Comment by ricardobeat

6 days ago

It’s important to keep some perspective: there are zero robots in the wild, at the moment, that use a world model to work on tasks they weren’t specifically trained on. This is cutting edge research and an 80% success rate is astonishing!

80% success rate is also potentially commercially viable if the task is currently being done by a human.

Work that was once done by 10 humans can now be done by 10 robots + 2 humans for the 20% failure cases, at a lower total cost.

  • This really depends on the failure modes. In general, humans fail in predictable, and mostly safe, ways. AIs fail in highly unpredictable and potentially very dangerous ways. (A human might accidentally drop a knife, an AI might accidentally stab you with it.)

    • Or, if controlling a robot arm, it would stab itself through the conveyer belt at full torque.

  • It might still be a little slow (I'm not sure if the 16 seconds to compute an action is fast enough for commercial use cases), but this is definitely exciting and seems like a great step forward.

I'm surprised that's not how it's already done. I'd figure some of the inner layers in LLMs were already "world models" and that it's the outer layers that differentiated models between text vs. images/robotics/other modes...

  • That's what the propaganda says, but when we keep explaining it isn't true, and army arrives to repeat adcopy from their favourite tech guru.

    All statistical models of the kind in use are interpolations through historical data -- there's no magic.
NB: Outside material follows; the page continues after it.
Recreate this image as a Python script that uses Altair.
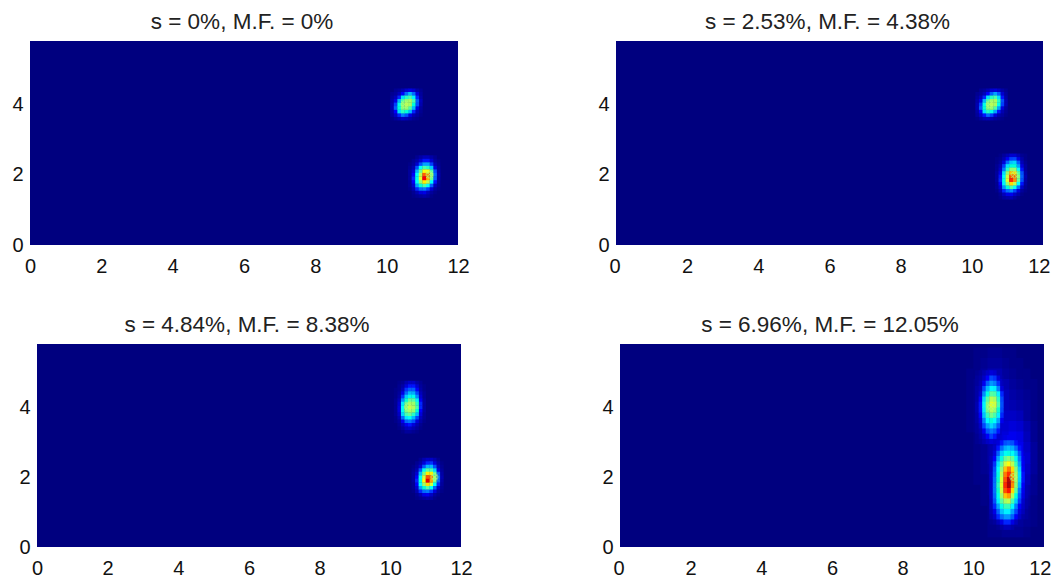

So when you interpolate through historical texts, your model is of historical text.

    Text is not a measure of the world, to say, "the sky is blue" is not even reliably associated with the blueness of the sky, let alone that the sky isnt blue (there is no sky, and the atmosphere isn't blue).

    These models appear "capture more" only because when you interpret the text you attribute meaning/understanding to it as the cause of its generation -- but that wasnt the cause, this is necessarily an illusion. There is no model of the world in a model of historical text -- there is a model of the world in your head which you associate with text, and that association is exploited when you use LLMs to do more than mere syntax transformation.

    LLMs excel most at "fuzzy retrieval" and things like coding -- the latter is principally a matter of syntax, and the former of recollection. As soon as you require the prompt-completion to maintain "semantic integrity" with non-syntactical/retrivable constraints, it falls apart.

    • I feel like you are ignoring or dismissing the word "interpolating", although a better word would likely be generalization. I'd make the claim that it's very hard to generalize without some form of world model. It's clear to me that transformers do have some form of world model, although not the same as what is being presented in V-JEPA.

      One other nitpick is that you confine to "historical data", although other classes of data are trained on such as simulated and generative.

      9 replies →

    • > army arrives to repeat adcopy from their favourite tech guru

      This is painfully accurate.

      The conversations go like this:

      Me: “guys, I know what I’m talking about, I wrote my first neural network 30 years ago in middle school, this tech is cool but it isn’t magic and it isn’t good enough to do the thing you want without getting us sued or worse.”

      Them: “Bro, I read a tweet that we are on the other side of the singularity. We have six months to make money before everything blows up.”

I can buy this, given a very wide meaning of "specifically trained on" and handwaving a bit about "as far as I know*", but then I read the actual wording of "new objects in new and unseen environments.", and remember these were floating around Mountain View doing tasks involving in new objects in novel environments years ago. Then I kinda gotta give up and admit to myself I'm distorting the conversation by emphasizing positivity over ground truth.

They don’t use it because it’s unsafe and potentially life threatening lol

  • Plenty of things are unsafe and potentially life threatening, including machines with pre-programmed routines that we use today. We already have robots with limited intelligence interacting safely with humans in workplaces.

    This learning technology didn't exist until this moment in time. That probably has more to do with why no one is using it in the wild.

    • Yes, you can just add other reliable safety meassures. Meaning if a human comes too close, the robot stops.

      Or the robot is supervised all the time.

      Or just operates in an area without humans.

      But so far this is research, not market ready.